A study looks at how phone snubbing—“phubbing”—became socially acceptable.
I think using your smartphone when you’re with other people is rude, but I still do it all the time. I try to apologize when I do—“Sorry, I just need to text this person/send this email/check this map real quick”—but lately I’ve felt even more rude asking someone else to stop using their phone. It seems needy and unkind to shame them for not giving me their full attention at every moment. When the whole gang is having an iPhone break, the path of least resistance is just to get my phone out, too, and thumb through Instagram.
Focusing on your phone in a social setting is known as “phubbing”—a portmanteau of “phone” and “snubbing.” (Hey, I didn’t make it up.) A new study published in Computers in Human Behavior looks at what motivates people to phub, and how it seems to have become just a normal part of life.
A group of 276 participants took several questionnaires that measured their experiences of phubbing and being phubbed, as well as scales for internet addiction, smartphone addiction, self-control, and fear of missing out (FOMO). These all bore out in the expected ways: the people most likely to be glued to a screen while surrounded by friends were low in self-control, high in FOMO, and higher on the scales for internet and smartphone addiction. (It’s still questionable whether one can really be “addicted” to the internet, but these scales basically measure whether a person uses it compulsively, and whether it interferes with their life.)
The most interesting thing this study found was that people who reported phubbing more often were also more likely to be phubbed themselves. The authors, from the University of Kent, suggest several possible reasons for this. One is a simple retaliation—if you’re trying to talk to someone, and they’re on their phone, well, two can play at that game.
Actually a lot of people can play at that game. If one person in a group is using their phone, that opens the door for others, who may start to think it’s socially acceptable just because they keep seeing people do it. After all, why would so many people be doing it if it wasn’t okay? Wouldn’t someone call them out on it?
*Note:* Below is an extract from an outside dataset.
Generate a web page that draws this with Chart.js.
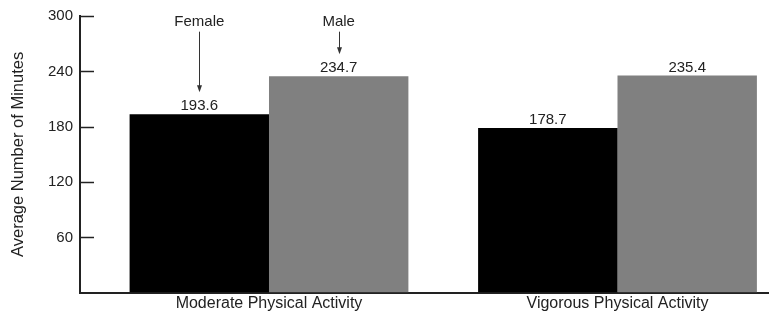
<!DOCTYPE html>
<html>
<head>
<meta charset="utf-8">
<script src="https://cdn.jsdelivr.net/npm/chart.js@4"></script>
<style>
  html, body { margin: 0; padding: 0; background: #fff; overflow: hidden; }
  #wrap { width: 769px; height: 314px; }
</style>
</head>
<body>
<div id="wrap"><canvas id="activityChart"></canvas></div>
<script>
var categories = ['Moderate Physical Activity', 'Vigorous Physical Activity'];
var femaleMinutes = [193.6, 178.7];
var maleMinutes = [234.7, 235.4];
var yTicks = [60, 120, 180, 240, 300];
// arrow callouts over the first group
var callouts = [
    { text: 'Female', dataset: 0, index: 0 },
    { text: 'Male', dataset: 1, index: 0 }
];

var FONT = 'Liberation Sans, Arial, Helvetica, sans-serif';
var TEXT = '#222';

function points(values) {
    return values.map(function (v, i) { return { x: i, y: v }; });
}

// short inward tick marks on the y axis
var innerTicks = {
    id: 'innerTicks',
    afterDraw: function (chart) {
        var ctx = chart.ctx;
        var y = chart.scales.y;
        var left = chart.chartArea.left;
        ctx.save();
        ctx.strokeStyle = '#222';
        ctx.lineWidth = 1.5;
        yTicks.forEach(function (t) {
            var py = Math.round(y.getPixelForValue(t)) + 0.5;
            ctx.beginPath();
            ctx.moveTo(left, py);
            ctx.lineTo(left + 14, py);
            ctx.stroke();
        });
        ctx.restore();
    }
};

var valueLabels = {
    id: 'valueLabels',
    afterDatasetsDraw: function (chart) {
        var ctx = chart.ctx;
        ctx.save();
        ctx.font = '15px ' + FONT;
        ctx.fillStyle = TEXT;
        ctx.textAlign = 'center';
        ctx.textBaseline = 'alphabetic';
        chart.data.datasets.forEach(function (ds, di) {
            chart.getDatasetMeta(di).data.forEach(function (bar, i) {
                ctx.fillText(ds.data[i].y.toFixed(1), bar.x, bar.y - 4);
            });
        });

        // Female / Male arrows
        var y = chart.scales.y;
        callouts.forEach(function (c) {
            var bar = chart.getDatasetMeta(c.dataset).data[c.index];
            var x = Math.round(bar.x) + 0.5;
            ctx.fillText(c.text, bar.x, y.getPixelForValue(296) + 6);
            var top = y.getPixelForValue(283);
            var tip = bar.y - 22;
            ctx.strokeStyle = '#333';
            ctx.lineWidth = 1;
            ctx.beginPath();
            ctx.moveTo(x, top);
            ctx.lineTo(x, tip - 5);
            ctx.stroke();
            ctx.fillStyle = '#333';
            ctx.beginPath();
            ctx.moveTo(x - 2.5, tip - 7);
            ctx.lineTo(x + 2.5, tip - 7);
            ctx.lineTo(x, tip);
            ctx.closePath();
            ctx.fill();
            ctx.fillStyle = TEXT;
        });
        ctx.restore();
    }
};

var ctx = document.getElementById('activityChart').getContext('2d');
var activityChart = new Chart(ctx, {
    type: 'bar',
    data: {
        datasets: [{
            label: 'Female',
            data: points(femaleMinutes),
            backgroundColor: '#000000',
            categoryPercentage: 0.8,
            barPercentage: 1.0
        }, {
            label: 'Male',
            data: points(maleMinutes),
            backgroundColor: '#808080',
            categoryPercentage: 0.8,
            barPercentage: 1.0
        }]
    },
    options: {
        responsive: true,
        maintainAspectRatio: false,
        animation: false,
        layout: { padding: { top: 16, left: 0, right: 0, bottom: 0 } },
        plugins: {
            legend: { display: false },
            tooltip: { enabled: false }
        },
        scales: {
            x: {
                type: 'linear',
                offset: false,
                min: -0.5423,
                max: 1.4347,
                grid: { offset: false, drawOnChartArea: false, drawTicks: false },
                border: { display: true, color: '#222', width: 2 },
                ticks: {
                    stepSize: 1,
                    includeBounds: false,
                    padding: 1,
                    color: TEXT,
                    font: { family: FONT, size: 16, lineHeight: 1.2 },
                    maxRotation: 0,
                    autoSkip: false,
                    callback: function (v) {
                        return Number.isInteger(v) && categories[v] ? categories[v] : '';
                    }
                }
            },
            y: {
                min: 0,
                max: 300,
                afterFit: function (scale) { scale.width = 80; },
                grid: { drawOnChartArea: false, drawTicks: false },
                border: { display: true, color: '#222', width: 2 },
                ticks: {
                    stepSize: 60,
                    padding: 7,
                    color: TEXT,
                    font: { family: FONT, size: 15 },
                    callback: function (v) { return v === 0 ? '' : v; }
                },
                title: {
                    display: true,
                    text: 'Average Number of Minutes',
                    color: TEXT,
                    font: { family: FONT, size: 16.5 },
                    padding: { top: 9, bottom: 0 }
                }
            }
        }
    },
    plugins: [innerTicks, valueLabels]
});
</script>
</body>
</html>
Another reason is that phubbing is susceptible to the false-consensus effect, when people assume that others share their opinions and beliefs. If someone thinks it’s no big deal to check their Twitter notifications at a group dinner, they may well assume that everybody else is fine with it too, so they won’t feel social pressure not to do it.
All of these things may account for the ripple effect I’ve sometimes felt, as a hangout turns from “group time” to “phone time.” At first we might pull out our phones out of spite for someone else who’s doing it, but the more we do it, perhaps the less rude it seems.
“In an environment where people are constantly switching from being the protagonists and recipients of this behavior, our data suggests that phubbing becomes seen as the norm,” the researchers write.
Previous research has found that people were less satisfied with their romantic relationships the more their partner was a phubber. It will be interesting to see if this stays the case as the behavior becomes more normalized. Perhaps this is just life in a smartphone-heavy world, but remember this: As ye phub, so shall ye be phubbed in return.